Off We Go into the Wild Blue Yonder is a new novel by Travis Nichols, with the title taken from a popular World War II bomber song. The story is told through a group of letters written to Luddie, a Polish woman, who hid the main character's grandfather from Nazi's during the war. The main character is a self-described 'good man' with plain brown hair and mossy sideburns, and also 'Madame Psychosis,' a woman correspondent between the past and the present. The letters are very bizarre and skip from the past to the present to an alternate what-could-have-been reality. The reader sees a version of reality through the eyes of someone who neglects all linear forms and instead tells the story in swirls.
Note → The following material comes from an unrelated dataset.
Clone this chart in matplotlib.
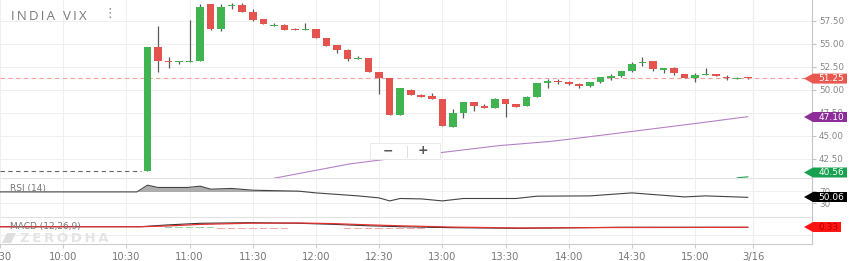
import matplotlib
matplotlib.use("Agg")
import matplotlib.pyplot as plt
from matplotlib.patches import Polygon, Rectangle
from matplotlib.lines import Line2D
import pandas as pd

# ---- data ----
session_start = pd.Timestamp("2020-03-13 09:30")
candle_times = pd.date_range("2020-03-13 10:40", periods=58, freq="5min")

opens = [41.20, 54.67, 53.20, 53.00, 53.05, 53.20, 59.30, 56.60, 59.10, 59.25,
         58.50, 57.70, 56.95, 57.10, 56.65, 56.50, 56.60, 55.60, 54.85, 54.35,
         53.35, 53.45, 52.00, 51.27, 47.28, 50.00, 49.45, 49.38, 49.00, 46.00,
         47.53, 48.66, 48.26, 48.00, 49.00, 48.45, 48.26, 49.20, 50.80, 51.00,
         50.87, 50.65, 50.40, 50.87, 51.27, 51.52, 52.07, 52.90, 53.15, 52.20,
         52.36, 51.70, 51.27, 51.60, 51.74, 51.45, 51.20, 51.32]
highs = [54.70, 57.00, 53.55, 53.12, 57.60, 59.30, 59.35, 59.35, 59.40, 59.40,
         58.75, 57.75, 57.30, 57.20, 56.70, 57.25, 56.60, 55.60, 54.90, 54.50,
         53.70, 53.45, 52.00, 51.27, 50.18, 50.08, 49.60, 49.67, 49.00, 47.90,
         48.66, 48.66, 48.48, 49.13, 49.00, 48.50, 49.35, 50.80, 51.16, 51.20,
         50.95, 50.80, 50.87, 51.38, 51.70, 52.07, 53.00, 53.55, 53.15, 52.35,
         52.50, 51.70, 51.80, 52.36, 51.74, 51.63, 51.45, 51.35]
lows = [41.20, 51.90, 52.40, 52.85, 53.00, 53.20, 56.50, 56.45, 58.80, 58.50,
        57.50, 57.15, 56.95, 56.50, 56.50, 56.50, 55.70, 54.80, 54.05, 53.20,
        53.35, 52.00, 49.57, 47.28, 47.28, 49.42, 49.24, 49.05, 46.10, 46.00,
        47.00, 47.70, 48.00, 48.00, 47.03, 48.20, 48.26, 49.20, 50.25, 50.65,
        50.55, 50.25, 50.30, 50.73, 51.12, 51.41, 51.92, 52.60, 52.07, 51.80,
        51.63, 51.34, 50.84, 51.60, 51.52, 51.12, 51.20, 51.20]
closes = [54.67, 53.15, 53.05, 53.10, 53.20, 59.05, 56.60, 59.00, 59.20, 58.50,
          57.60, 57.20, 57.00, 56.50, 56.50, 56.60, 55.70, 54.80, 54.35, 53.35,
          53.50, 52.00, 51.27, 47.28, 50.18, 49.42, 49.24, 49.05, 46.10, 47.53,
          48.66, 48.30, 48.00, 49.00, 48.48, 48.20, 49.20, 50.80, 50.98, 50.85,
          50.65, 50.43, 50.87, 51.38, 51.52, 52.07, 52.80, 53.07, 52.28, 52.35,
          51.85, 51.34, 51.63, 51.74, 51.52, 51.30, 51.34, 51.25]

prev_close = 41.20
last_price = 51.25

ma_times = ["11:40", "11:52", "12:16", "12:40", "13:04", "13:27", "13:51", "14:05", "14:30", "15:02", "15:25"]
ma_values = [40.40, 40.92, 41.96, 42.66, 43.32, 43.95, 44.40, 44.78, 45.49, 46.41, 47.10]
ma2_times = ["15:20", "15:25"]
ma2_values = [40.45, 40.56]

rsi_times = ["09:30", "10:35", "10:40", "10:45", "10:59", "11:05", "11:10", "11:20", "11:30",
             "11:52", "12:00", "12:20", "12:30", "12:35", "12:40", "12:50", "13:00", "13:10",
             "13:35", "13:45", "14:10", "14:30", "14:40", "14:55", "15:05", "15:25"]
rsi_values = [68.6, 68.6, 91.5, 83.7, 83.7, 88.1, 77.9, 80.3, 74.4,
              71.0, 65.2, 55.0, 48.1, 37.9, 46.1, 44.7, 37.9, 46.1,
              46.1, 54.0, 55.0, 65.2, 59.7, 51.5, 55.0, 50.06]

macd_times = ["09:30", "10:37", "10:49", "11:05", "11:29", "11:52", "12:08", "12:24", "12:40",
              "13:05", "13:37", "14:24", "15:25"]
macd_values = [0.65, 0.65, 1.50, 2.35, 2.65, 2.35, 1.85, 1.15, 0.65, 0.15, -0.15, 0.35, 0.35]
signal_values = [0.65, 0.65, 1.00, 1.80, 2.40, 2.50, 2.20, 1.60, 1.10, 0.45, 0.00, 0.25, 0.33]
hist_times = ["10:50", "10:55", "11:00", "11:05", "11:10", "11:15", "11:20", "11:25", "11:30",
              "11:35", "11:40", "11:45", "12:15", "12:20", "12:25", "12:30", "12:35", "12:40",
              "12:45", "12:50", "12:55", "13:00", "13:05", "13:10"]
hist_values = [0.4, 0.5, 0.4, 0.4, 0.3, -0.3, -0.4, -0.4, -0.4,
               -0.3, -0.3, -0.3, -0.3, -0.4, -0.4, -0.4, -0.4, -0.3,
               -0.3, -0.3, 0.3, 0.3, 0.3, 0.3]

tick_labels = ["9:30", "10:00", "10:30", "11:00", "11:30", "12:00", "12:30",
               "13:00", "13:30", "14:00", "14:30", "15:00"]
price_ticks = [42.5, 45.0, 47.5, 50.0, 52.5, 55.0, 57.5]


def minutes(hhmm):
    h, m = hhmm.split(":")
    t = pd.Timestamp(f"2020-03-13 {int(h):02d}:{m}")
    return (t - session_start).total_seconds() / 60


W, H = 850, 261
GREEN = "#40b450"
RED = "#e4534d"
GRID = "#efefef"

plt.rcParams["font.family"] = ["DejaVu Sans"]
fig = plt.figure(figsize=(8.5, 2.61), dpi=100)


def fig_box(x0, y0, x1, y1):
    return [x0 / W, 1 - y1 / H, (x1 - x0) / W, (y1 - y0) / H]


ax = fig.add_axes(fig_box(0, 0, 812, 178))
ax_rsi = fig.add_axes(fig_box(0, 178, 812, 217), sharex=ax)
ax_macd = fig.add_axes(fig_box(0, 217, 812, 244), sharex=ax)

x_candles = [(t - session_start).total_seconds() / 60 for t in candle_times]
next_day = 357.5

# ---- price panel ----
for x, o, h, l, c in zip(x_candles, opens, highs, lows, closes):
    col = GREEN if c >= o else RED
    ax.vlines(x, l, h, color="#5a5a5a", lw=0.9, zorder=2)
    ax.bar(x, max(abs(c - o), 0.14), bottom=min(o, c), width=3.6, color=col, zorder=3, lw=0)

ax.axhline(last_price, color="#f2a19c", lw=0.8, ls=(0, (4, 3)), zorder=1)
ax.plot([0, x_candles[0] - 3], [prev_close, prev_close], color="#666666", lw=0.8, ls=(0, (4, 3)))
ax.plot([minutes(t) for t in ma_times], ma_values, color="#b681c8", lw=0.8)
ax.plot([minutes(t) for t in ma2_times], ma2_values, color="#1aa351", lw=0.8)

ax.set_xlim(0, 385.5)
ax.set_ylim(40.43, 59.78)
ax.set_yticks(price_ticks)
ax.set_yticklabels([f"{v:.2f}" for v in price_ticks])
ax.yaxis.tick_right()

# ---- RSI panel ----
rx = [minutes(t) for t in rsi_times]
ax_rsi.plot(rx, rsi_values, color="#444444", lw=0.8, zorder=3)
ax_rsi.fill_between(rx, rsi_values, 70, where=[v > 70 for v in rsi_values],
                    interpolate=True, color="#9a9a9a", alpha=0.8, lw=0)
ax_rsi.set_ylim(-17, 116)
ax_rsi.set_yticks([30, 70])
ax_rsi.yaxis.tick_right()

# ---- MACD panel ----
mx = [minutes(t) for t in macd_times]
hx = [minutes(t) for t in hist_times]
ax_macd.bar(hx, hist_values, width=3.6, color=["#98d7a4" if v > 0 else "#f5a9a6" for v in hist_values], lw=0)
ax_macd.plot(mx, macd_values, color="#333333", lw=0.8, zorder=3)
ax_macd.plot(mx, signal_values, color="#e53030", lw=0.9, zorder=4)
ax_macd.set_ylim(-8, 5.5)
ax_macd.set_yticks([-3.5])
ax_macd.yaxis.tick_right()

xt = [minutes(s) for s in tick_labels] + [next_day]
ax_macd.set_xticks(xt)
ax_macd.set_xticklabels(tick_labels + ["3/16"])

for a in (ax, ax_rsi, ax_macd):
    a.grid(True, color=GRID, lw=0.7)
    a.set_axisbelow(True)
    a.axvline(next_day, color="#d6d6d6", lw=0.8, zorder=0)
    a.spines["top"].set_visible(False)
    a.spines["left"].set_visible(False)
    a.spines["right"].set_color("#c4c4c4")
    a.spines["bottom"].set_color("#e2e2e2")
    a.tick_params(axis="y", length=3, color="#c4c4c4", labelsize=6.3, labelcolor="#888888", pad=2)
    a.patch.set_alpha(0)
ax_macd.tick_params(axis="y", labelright=False, length=0)
ax_macd.spines["bottom"].set_color("#cccccc")
for a in (ax, ax_rsi):
    a.tick_params(axis="x", length=0, labelbottom=False)
ax_macd.tick_params(axis="x", length=3, color="#cccccc", labelsize=7.2, labelcolor="#777777", pad=2.5)

# ---- labels and overlays ----
def px(x, y):
    return x / W, 1 - y / H


fig.text(*px(11, 16), "\u2009".join("INDIA VIX"), fontsize=9.5, color="#7a7a7a", va="center", ha="left",
         family=["Open Sans", "DejaVu Sans"])
fig.text(*px(110, 13), "⋮", fontsize=9, color="#888888", va="center", ha="center")
fig.text(*px(10, 188), "RSI (14)", fontsize=6.5, color="#777777", va="center", ha="left")
fig.text(*px(10, 226), "MACD (12,26,9)", fontsize=6.5, color="#777777", va="center", ha="left", zorder=0)
fig.text(*px(20, 238), "\u2009".join("ZERODHA"), fontsize=9.5, color="#e4e4e4", va="center", ha="left",
         fontweight="bold")
fig.add_artist(Polygon([px(2, 243), px(7, 233), px(16, 233), px(11, 243)], closed=True,
                       transform=fig.transFigure, facecolor="#dedede", lw=0))

# zoom buttons
fig.add_artist(Rectangle(px(370, 159), 70 / W, 16 / H, transform=fig.transFigure,
                         facecolor="white", edgecolor="#e6e6e6", lw=0.6, zorder=10))
fig.add_artist(Line2D([407 / W, 407 / W], [1 - 146 / H, 1 - 157 / H], transform=fig.transFigure,
                      color="#dddddd", lw=0.7, zorder=11))
fig.text(*px(388, 151), "−", fontsize=9, color="#555555", ha="center", va="center", fontweight="bold", zorder=12)
fig.text(*px(423, 151), "+", fontsize=9, color="#555555", ha="center", va="center", fontweight="bold", zorder=12)


def tag(yc, text, face, textcolor="white", right=847):
    pts = [px(804, yc), px(813, yc - 5), px(right, yc - 5), px(right, yc + 5), px(813, yc + 5)]
    fig.add_artist(Polygon(pts, closed=True, transform=fig.transFigure, facecolor=face, lw=0, zorder=20))
    fig.text(*px((813 + right) / 2 + 1, yc), text, fontsize=6.5, color=textcolor, ha="center", va="center",
             zorder=21)


tag(78.6, "51.25", "#e9574f")
tag(117, "47.10", "#8c2d99")
tag(172.5, "40.56", "#18a150")
tag(197, "50.06", "#000000")
tag(227, "0.33", "#ff1414", textcolor="#b30000", right=841)

fig.savefig("out.png", dpi=100)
They are more comprehensible when one reads them like journal entries rather than missives.
The constant repetition in the letters makes it feel like Nichols is trying with every ounce of his being to get the story out to the world and completely understood. It also makes us feel the mania in the main character. This strange correspondence with Luddie gives the reader flash-backs into the young boy's life before he starts to go through some very formative mental changes. Whether Madame Psychosis lives in harmony with the good man, is in contention.
With this kind of main character it isn't surprising that the book has a chaotic-feel, and one might even like to imagine that Nichols dropped a bit of acid on his tongue while he sat typing this disjointed memoir of the grandson of a WWII pilot. Sections of this novel read like prose, which is quite appealing, but the abstract qualities of the story with its very mish-mash nature, are its main weakness. Style-wise, it is impressive, but for the purpose of actually telling a story, it is confusing.
Though the main character is troubled, he (and she) actually seems to have a healthy relationship with his grandfather and his girlfriend, Bernadette, who joins them on the journey to Poland and the past. After much airport hassle, the group gets off the ground, and encounters more difficulty with language-barriers, hearing aids, rusty memories, and faulty maps. An unexpected tenderness fills the pages as this unlikely trio searches for Luddie.
Some really great elements appear when the history of Poland is explored. The idea of learning a language is analyzed, as well as, what people seem to be and actually are. Stereo-types are dissected and the writing seems more concise. One could even say this novel is comparable to German for Travelers, in its examination of post-war culture and American generations exploring this past history. In Off We Go into the Wild Blue Yonder, Nichols shows us that sometimes the destination matters just as much as the journey.